The three areas to focus on data are:

a) Quality versus Quantity: If 90 percent of data has been created in the last two years, most companies' "data lakes" are filled with muck/mud/slime and lots of dead fish.

b) Real Time Access and not just Ownership: First-party relationships with people who buy from you are key. Using only platforms as the roadways to reach them will lead to high tolls or blockades. But first-party data alone is not enough; you must know how to access and partner with other firms to build a better understanding and bridge to people and to design better and more comprehensive products and solutions.

c) Meaning versus Math:Data is not information, knowledge, or wisdom. Algorithms are bias embedded in code. How do you integrate, interpolate and interrogate data and involved diverse mindsets, interconnect to larger trends and add imagination to make meaning from math?

Enterprise: If a company is to deliver experiences in a world of people with God like power, while steering itself with a purpose and looking after its stakeholders particularly its employees but also making sure it delivers tangible results today, it will have to sculpt itself into a new form by building new muscles.

a) The Paranoid Die. The Schizophrenic Thrive: Andy Grove, the late CEO of Intel, said only the paranoid survive. In today's age, where we need to connect and work together, this leads to polarized and insular thinking -- which explains why Intel has become a shell of itself and is a shadow in the world of Taiwan Semi-Conductor, Nvidia, AMD and ARM (which Nvidia might buy).

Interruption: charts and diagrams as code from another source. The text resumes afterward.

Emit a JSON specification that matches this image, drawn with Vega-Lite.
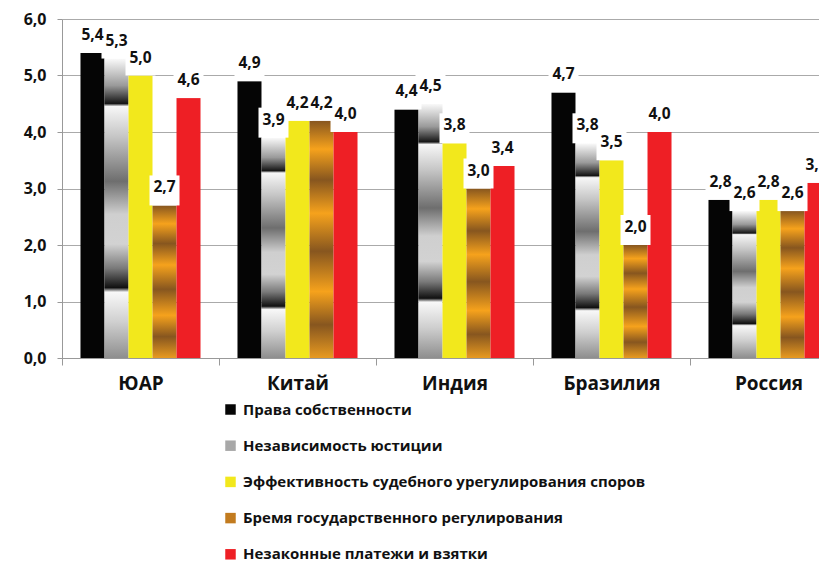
{
  "$schema": "https://vega.github.io/schema/vega-lite/v6.json",
  "width": 785,
  "height": 339,
  "autosize": {"type": "none"},
  "padding": {"left": 62, "top": 19, "right": 0, "bottom": 204},
  "background": "white",
  "config": {
    "view": {"stroke": null},
    "font": "Open Sans",
    "locale": {"number": {"decimal": ",", "thousands": " ", "grouping": [3], "currency": ["", ""]}}
  },
  "data": {
    "values": [
      {"country": "ЮАР", "series": "Права собственности", "value": 5.4},
      {"country": "ЮАР", "series": "Независимость юстиции", "value": 5.3},
      {"country": "ЮАР", "series": "Эффективность судебного урегулирования споров", "value": 5.0},
      {"country": "ЮАР", "series": "Бремя государственного регулирования", "value": 2.7},
      {"country": "ЮАР", "series": "Незаконные платежи и взятки", "value": 4.6},
      {"country": "Китай", "series": "Права собственности", "value": 4.9},
      {"country": "Китай", "series": "Независимость юстиции", "value": 3.9},
      {"country": "Китай", "series": "Эффективность судебного урегулирования споров", "value": 4.2},
      {"country": "Китай", "series": "Бремя государственного регулирования", "value": 4.2},
      {"country": "Китай", "series": "Незаконные платежи и взятки", "value": 4.0},
      {"country": "Индия", "series": "Права собственности", "value": 4.4},
      {"country": "Индия", "series": "Независимость юстиции", "value": 4.5},
      {"country": "Индия", "series": "Эффективность судебного урегулирования споров", "value": 3.8},
      {"country": "Индия", "series": "Бремя государственного регулирования", "value": 3.0},
      {"country": "Индия", "series": "Незаконные платежи и взятки", "value": 3.4},
      {"country": "Бразилия", "series": "Права собственности", "value": 4.7},
      {"country": "Бразилия", "series": "Независимость юстиции", "value": 3.8},
      {"country": "Бразилия", "series": "Эффективность судебного урегулирования споров", "value": 3.5},
      {"country": "Бразилия", "series": "Бремя государственного регулирования", "value": 2.0},
      {"country": "Бразилия", "series": "Незаконные платежи и взятки", "value": 4.0},
      {"country": "Россия", "series": "Права собственности", "value": 2.8},
      {"country": "Россия", "series": "Независимость юстиции", "value": 2.6},
      {"country": "Россия", "series": "Эффективность судебного урегулирования споров", "value": 2.8},
      {"country": "Россия", "series": "Бремя государственного регулирования", "value": 2.6},
      {"country": "Россия", "series": "Незаконные платежи и взятки", "value": 3.1}
    ]
  },
  "encoding": {
    "x": {
      "field": "country", "type": "nominal",
      "sort": ["ЮАР", "Китай", "Индия", "Бразилия", "Россия"],
      "scale": {"paddingInner": 0, "paddingOuter": 0},
      "axis": {
        "title": null, "labelAngle": 0, "labelFontSize": 19, "labelFontWeight": "bold",
        "labelColor": "#111", "labelPadding": 9, "tickBand": "extent", "tickSize": 7,
        "tickColor": "#999", "domainColor": "#999", "grid": false
      }
    },
    "xOffset": {
      "field": "series", "type": "nominal",
      "sort": ["Права собственности", "Независимость юстиции", "Эффективность судебного урегулирования споров", "Бремя государственного регулирования", "Незаконные платежи и взятки"],
      "scale": {"paddingInner": 0, "paddingOuter": 0.77}
    },
    "y": {
      "field": "value", "type": "quantitative",
      "scale": {"domain": [0, 6]},
      "axis": {
        "title": null, "values": [0, 1, 2, 3, 4, 5, 6], "format": ".1f",
        "labelFontSize": 16, "labelFontWeight": "bold", "labelColor": "#111",
        "labelPadding": 11, "tickSize": 5, "tickColor": "#999", "domainColor": "#999",
        "grid": true, "gridColor": "#aaaaaa"
      }
    }
  },
  "layer": [
    {
      "mark": {"type": "bar"},
      "encoding": {
        "color": {
          "field": "series", "type": "nominal",
          "condition": [
            {"test": "datum.series === 'Независимость юстиции'", "value": {"gradient": "linear", "x1": 0, "y1": 0, "x2": 0, "y2": 1, "stops": [
                {"offset": 0, "color": "#fafafa"},
                {"offset": 0.09, "color": "#9a9a9a"},
                {"offset": 0.15, "color": "#151515"},
                {"offset": 0.16, "color": "#f7f7f7"},
                {"offset": 0.26, "color": "#c6c6c6"},
                {"offset": 0.41, "color": "#6e6e6e"},
                {"offset": 0.52, "color": "#cfcfcf"},
                {"offset": 0.62, "color": "#d2d2d2"},
                {"offset": 0.70, "color": "#7a7a7a"},
                {"offset": 0.765, "color": "#101010"},
                {"offset": 0.78, "color": "#f8f8f8"},
                {"offset": 0.88, "color": "#cfcfcf"},
                {"offset": 1, "color": "#8e8e8e"}
              ]}},
            {"test": "datum.series === 'Бремя государственного регулирования'", "value": {"gradient": "linear", "x1": 0, "y1": 0, "x2": 0, "y2": 1, "stops": [
                {"offset": 0, "color": "#87561f"},
                {"offset": 0.12, "color": "#f6a21c"},
                {"offset": 0.25, "color": "#87561f"},
                {"offset": 0.39, "color": "#f6a21c"},
                {"offset": 0.55, "color": "#87561f"},
                {"offset": 0.72, "color": "#f6a21c"},
                {"offset": 0.86, "color": "#87561f"},
                {"offset": 1, "color": "#e89a20"}
              ]}}
          ],
          "scale": {
            "domain": ["Права собственности", "Независимость юстиции", "Эффективность судебного урегулирования споров", "Бремя государственного регулирования", "Незаконные платежи и взятки"],
            "range": ["#050505", "#a8a8a8", "#f2e81c", "#c27b1f", "#ee1f25"]
          },
          "legend": {
            "title": null, "orient": "none", "legendX": 161, "legendY": 383,
            "direction": "vertical", "symbolType": "square", "symbolSize": 110,
            "symbolStrokeWidth": 0, "labelFontSize": 15, "labelFontWeight": "bold",
            "labelColor": "#111", "rowPadding": 20.2, "labelOffset": 5, "padding": 0,
            "labelLimit": 0
          }
        }
      }
    },
    {
      "mark": {"type": "point", "shape": "square", "filled": true, "color": "white", "opacity": 1, "size": 900, "yOffset": -15, "strokeWidth": 0}
    },
    {
      "mark": {"type": "text", "fontWeight": "bold", "fontSize": 15.5, "yOffset": -18, "baseline": "middle", "color": "#111"},
      "encoding": {"text": {"field": "value", "type": "quantitative", "format": ".1f"}}
    }
  ]
}
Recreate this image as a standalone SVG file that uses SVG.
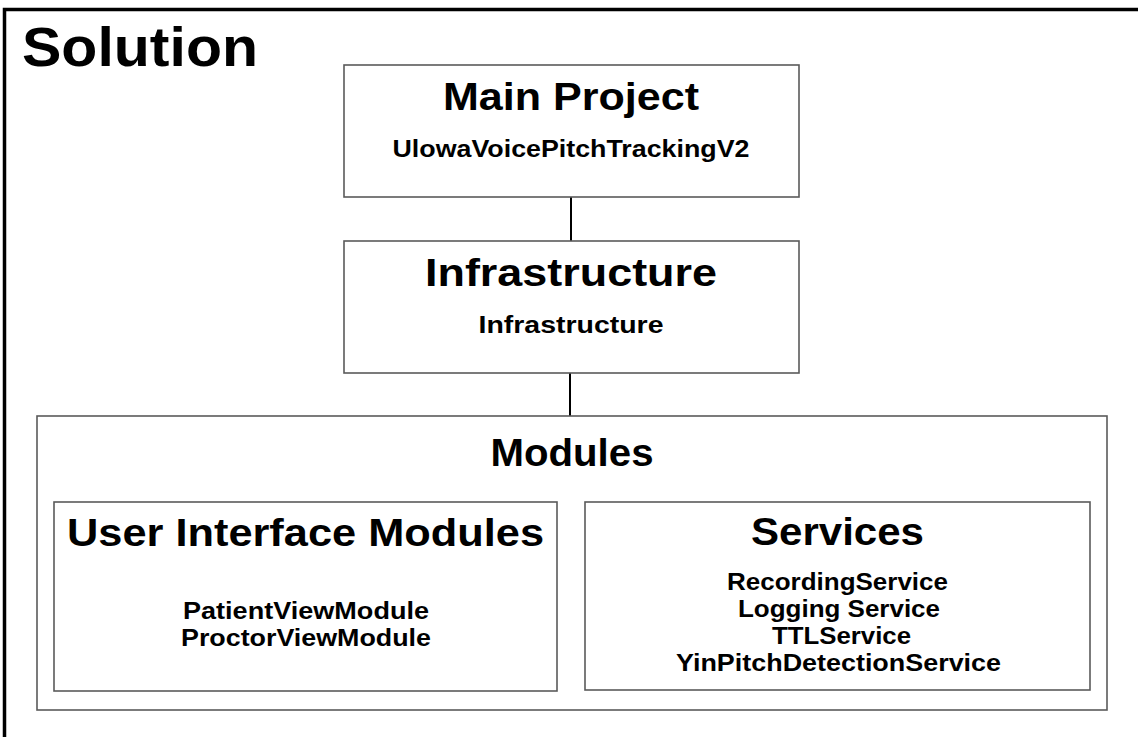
<svg xmlns="http://www.w3.org/2000/svg" width="1138" height="737" viewBox="0 0 1138 737">
<style>
.box{fill:#fff;stroke:#5a5a5a;stroke-width:1.6}
.t{font-family:"Liberation Sans",Arial,sans-serif;font-weight:bold;fill:#000;text-anchor:middle}
.h{font-size:38px}
.s{font-size:23px}
.conn{stroke:#000;stroke-width:2;fill:none}
</style>
<rect x="0" y="0" width="1138" height="737" fill="#fff"/>
<g id="solution">
<rect x="4.5" y="9.5" width="1145" height="740" fill="none" stroke="#000" stroke-width="3.5"/>
<text class="t" x="140" y="66" style="font-size:56px" textLength="236" lengthAdjust="spacingAndGlyphs">Solution</text>
</g>
<g id="connectors">
<line class="conn" x1="571" y1="197" x2="571" y2="241"/>
<line class="conn" x1="570" y1="373" x2="570" y2="416"/>
</g>
<g id="main-project">
<rect class="box" x="344" y="65" width="455" height="132"/>
<text class="t h" x="571" y="110" textLength="256" lengthAdjust="spacingAndGlyphs">Main Project</text>
<text class="t s" x="571" y="157" textLength="357" lengthAdjust="spacingAndGlyphs">UlowaVoicePitchTrackingV2</text>
</g>
<g id="infrastructure">
<rect class="box" x="344" y="241" width="455" height="132"/>
<text class="t h" x="571" y="286" textLength="292" lengthAdjust="spacingAndGlyphs">Infrastructure</text>
<text class="t s" x="571" y="333" textLength="185" lengthAdjust="spacingAndGlyphs">Infrastructure</text>
</g>
<g id="modules">
<rect class="box" x="37" y="416" width="1070" height="294"/>
<text class="t h" x="572" y="466" textLength="163" lengthAdjust="spacingAndGlyphs">Modules</text>
</g>
<g id="ui-modules">
<rect class="box" x="54" y="502" width="503" height="189"/>
<text class="t h" x="305.5" y="546" textLength="477" lengthAdjust="spacingAndGlyphs">User Interface Modules</text>
<text class="t s" x="306" y="619" textLength="246" lengthAdjust="spacingAndGlyphs">PatientViewModule</text>
<text class="t s" x="306" y="646" textLength="250" lengthAdjust="spacingAndGlyphs">ProctorViewModule</text>
</g>
<g id="services">
<rect class="box" x="585" y="502" width="505" height="188"/>
<text class="t h" x="837.5" y="545" textLength="173" lengthAdjust="spacingAndGlyphs">Services</text>
<text class="t s" x="837.5" y="590" textLength="221" lengthAdjust="spacingAndGlyphs">RecordingService</text>
<text class="t s" x="839" y="617" textLength="202" lengthAdjust="spacingAndGlyphs">Logging Service</text>
<text class="t s" x="841.5" y="644" textLength="139" lengthAdjust="spacingAndGlyphs">TTLService</text>
<text class="t s" x="838.5" y="671" textLength="325" lengthAdjust="spacingAndGlyphs">YinPitchDetectionService</text>
</g>
</svg>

Rather than paranoia the right mindset is schizophrenia. Companies should run two models: One focused on delivering today and the other on building a new tomorrow where some of the best talents are given all the assets of the companies and none of the liabilities and asked to do whatever it takes to move into the future including eating and harming today's cash cows.

b) Culture is the result of what fear-free, diverse people do when no one is watching: To navigate change, companies need fear-free cultures of diverse people and mindsets led by leaders who continuously learn, incentivize and train for change and worship no sacred cows.

c) Trust is speed: If a company wants to be high velocity it must be one built on trust. A company where intent is clear, decision making transparent and leaders are accountable is one where speed and innovation happen -- and "cover your ass deck writing" and meetings to prepare for meetings are minimized.

Marketing has never been as exciting and thrilling as it is now, but just like a roller-coaster ride many of us might feel our stomachs churning, our hearts beating wildly and our vision blurred. Hopefully the ABCDE framework may help make the most of the thrills while minimizing the ills.